◆ TO DO ◆
Only the lines from the top of the listing below to the line that has "from bokeh.resources import INLINE" should be echoed, with both ends kept and pictures left out.

----- DATA EXTRACT

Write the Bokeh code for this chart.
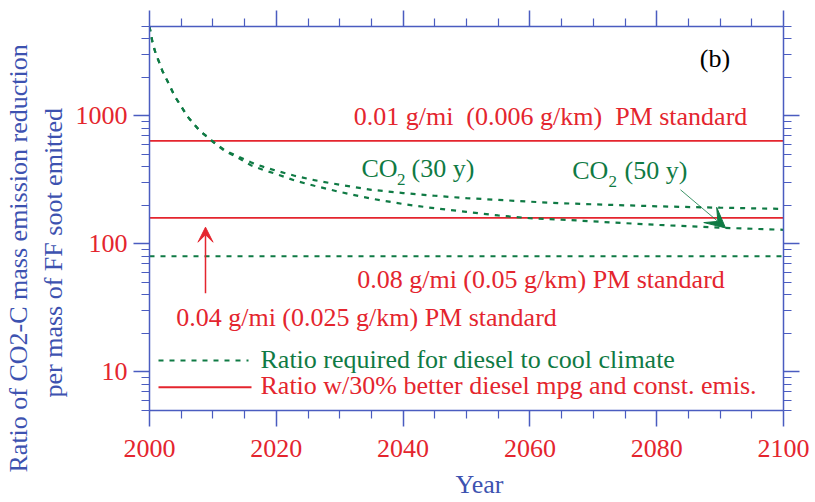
import numpy as np
from bokeh.plotting import figure
from bokeh.models import (Label, Title, Arrow, VeeHead, FixedTicker, LinearAxis, LogAxis,
                          Range1d, NumeralTickFormatter, CustomJSTickFormatter)
from bokeh.embed import file_html
from bokeh.resources import INLINE

# ---------------- data ----------------
years = [2000, 2000.5, 2001, 2001.5, 2002, 2003, 2004, 2005, 2006, 2007, 2008, 2009,
         2010, 2011, 2012, 2014, 2016, 2018, 2020, 2023, 2026, 2030, 2035, 2040,
         2045, 2050, 2055, 2060, 2065, 2070, 2080, 2090, 2100]
ratio_co2_30y = [5000, 3700, 3050, 2650, 2270, 1800, 1420, 1190, 990, 865, 760, 695,
                 632, 580, 535, 482, 434, 400, 373, 340, 315, 290, 265, 250,
                 238, 228, 221, 214, 208, 204, 197, 192, 188]
ratio_co2_50y = [5000, 3700, 3050, 2650, 2270, 1800, 1420, 1190, 990, 865, 760, 693,
                 628, 575, 528, 470, 412, 378, 352, 312, 285, 255, 226, 205,
                 190, 178, 167, 159, 155, 150, 141, 134, 129]
x_span = [2000, 2100]
pm_standard_ratios = [640, 160]      # 0.01 g/mi and 0.04 g/mi standards
diesel_cool_ratio = [80, 80]         # 0.08 g/mi standard

x_major_ticks = [2000, 2020, 2040, 2060, 2080, 2100]
x_minor_ticks = [y for y in range(2000, 2101, 5) if y % 20 != 0]
y_major_ticks = [10, 100, 1000]
y_minor_ticks = [m * d for d in (1, 10, 100, 1000) for m in range(2, 10) if 5 <= m * d <= 5000]

RED = "#e4252e"
GREEN = "#0f7a44"
BLUE_AX = "#4a5cc0"
BLUE_TXT = "#3d52b0"
FONT = "Liberation Serif"
FS = "26px"

# frame geometry (pixels)
FL, FW, FT, FH = 149, 634, 26, 384

p = figure(frame_width=FW, frame_height=FH,
           x_range=Range1d(2000, 2100), y_range=Range1d(5, 5000),
           y_axis_type="log", output_backend="svg", toolbar_location=None,
           min_border_left=FL, min_border_right=29, min_border_top=FT,
           min_border_bottom=92)
p.outline_line_color = None
p.grid.visible = False
p.background_fill_color = "white"
p.border_fill_color = "white"

p.add_layout(LinearAxis(), "above")
p.add_layout(LogAxis(), "right")


def X(px):
    return 2000 + (px - FL) * 100.0 / FW


def Y(py):
    return 10 ** (np.log10(5000) - (py - FT) * 3.0 / FH)


def style_axis(ax, ticks, minor, labels):
    ax.ticker = FixedTicker(ticks=ticks, minor_ticks=minor)
    ax.axis_line_color = BLUE_AX
    ax.axis_line_width = 1.5
    ax.major_tick_line_color = BLUE_AX
    ax.major_tick_line_width = 1.5
    ax.minor_tick_line_color = BLUE_AX
    ax.minor_tick_line_width = 1.2
    ax.major_tick_out = 16
    ax.major_tick_in = 0
    ax.minor_tick_out = 8
    ax.minor_tick_in = 0
    if labels:
        ax.major_label_text_font = FONT
        ax.major_label_text_font_size = "26px"
        ax.major_label_text_color = RED
    else:
        ax.formatter = CustomJSTickFormatter(code="return ''")
        ax.major_label_standoff = 0


for ax in p.below:
    style_axis(ax, x_major_ticks, x_minor_ticks, True)
    ax.major_label_standoff = 13
for ax in p.above:
    style_axis(ax, x_major_ticks, x_minor_ticks, False)
for ax in p.left:
    style_axis(ax, y_major_ticks, y_minor_ticks, True)
    ax.formatter = NumeralTickFormatter(format="0")
    ax.major_label_standoff = 6
for ax in p.right:
    style_axis(ax, y_major_ticks, y_minor_ticks, False)

# ---------------- lines ----------------
for r in pm_standard_ratios:
    p.line(x_span, [r, r], line_color=RED, line_width=1.8)
p.line(x_span, diesel_cool_ratio, line_color=GREEN, line_width=2, line_dash="5 6")
p.line(years, ratio_co2_30y, line_color=GREEN, line_width=2.2, line_dash="5 6")
p.line(years, ratio_co2_50y, line_color=GREEN, line_width=2.2, line_dash="5 6")

# legend samples
p.line([X(158), X(248)], [Y(360), Y(360)], line_color=GREEN, line_width=2, line_dash="5 6")
p.line([X(158), X(251)], [Y(386.7), Y(386.7)], line_color=RED, line_width=2)

SHIFT = 8  # baseline correction in pixels


def lab(px, py, text, color, size=FS, align="left"):
    p.add_layout(Label(x=X(px), y=Y(py - SHIFT), text=text, text_color=color,
                       text_font=FONT, text_font_size=size, text_align=align,
                       text_baseline="alphabetic"))


lab(550, 123.5, "0.01 g/mi\u00a0 (0.006 g/km)\u00a0 PM standard", RED, align="center")
lab(356.7, 287.3, "0.08 g/mi (0.05 g/km) PM standard", RED)
lab(175.7, 325, "0.04 g/mi (0.025 g/km) PM standard", RED)
lab(699.3, 65.5, "(b)", "black")

lab(361, 176, "CO", GREEN)
lab(396.5, 186.5, "2", GREEN, size="17px")
lab(411, 176, "(30 y)", GREEN)
lab(571.7, 178, "CO", GREEN)
lab(608, 189, "2", GREEN, size="17px")
lab(624, 178, "(50 y)", GREEN)

lab(260, 366.7, "Ratio required for diesel to cool climate", GREEN)
lab(260, 393.3, "Ratio w/30% better diesel mpg and const. emis.", RED)


# ---------------- axis titles (side panels) ----------------
def side_title(text, side, offset, standoff):
    t = Title(text=text, align="left", offset=offset,
              text_font=FONT, text_font_size=FS, text_font_style="normal",
              text_color=BLUE_TXT)
    try:
        t.standoff = standoff
    except Exception:
        t.standoff = max(standoff, 0)
    p.add_layout(t, side)


side_title("per mass of FF soot emitted", "left", 13, 10)
side_title("Ratio of CO2-C mass emission reduction", "left", -62, -3)
side_title("Year", "below", 306, 17)

# arrows
p.add_layout(Arrow(end=VeeHead(size=15, fill_color=RED, line_color=RED, line_width=1),
                   x_start=X(205), y_start=Y(292.7), x_end=X(205), y_end=Y(226.7),
                   line_color=RED, line_width=1.5))
tip_year = X(725)
tip_val = float(np.interp(tip_year, years, ratio_co2_50y))
p.add_layout(Arrow(end=VeeHead(size=20, fill_color=GREEN, line_color=GREEN, line_width=1),
                   x_start=X(680), y_start=Y(189.3), x_end=tip_year, y_end=tip_val,
                   line_color=GREEN, line_width=1, line_alpha=0.8))

open("out.html", "w").write(file_html(p, INLINE, "plot"))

----------

◆ REPLY ◆
Write the Bokeh code for this chart.
import numpy as np
from bokeh.plotting import figure
from bokeh.models import (Label, Title, Arrow, VeeHead, FixedTicker, LinearAxis, LogAxis,
                          Range1d, NumeralTickFormatter, CustomJSTickFormatter)
from bokeh.embed import file_html
from bokeh.resources import INLINE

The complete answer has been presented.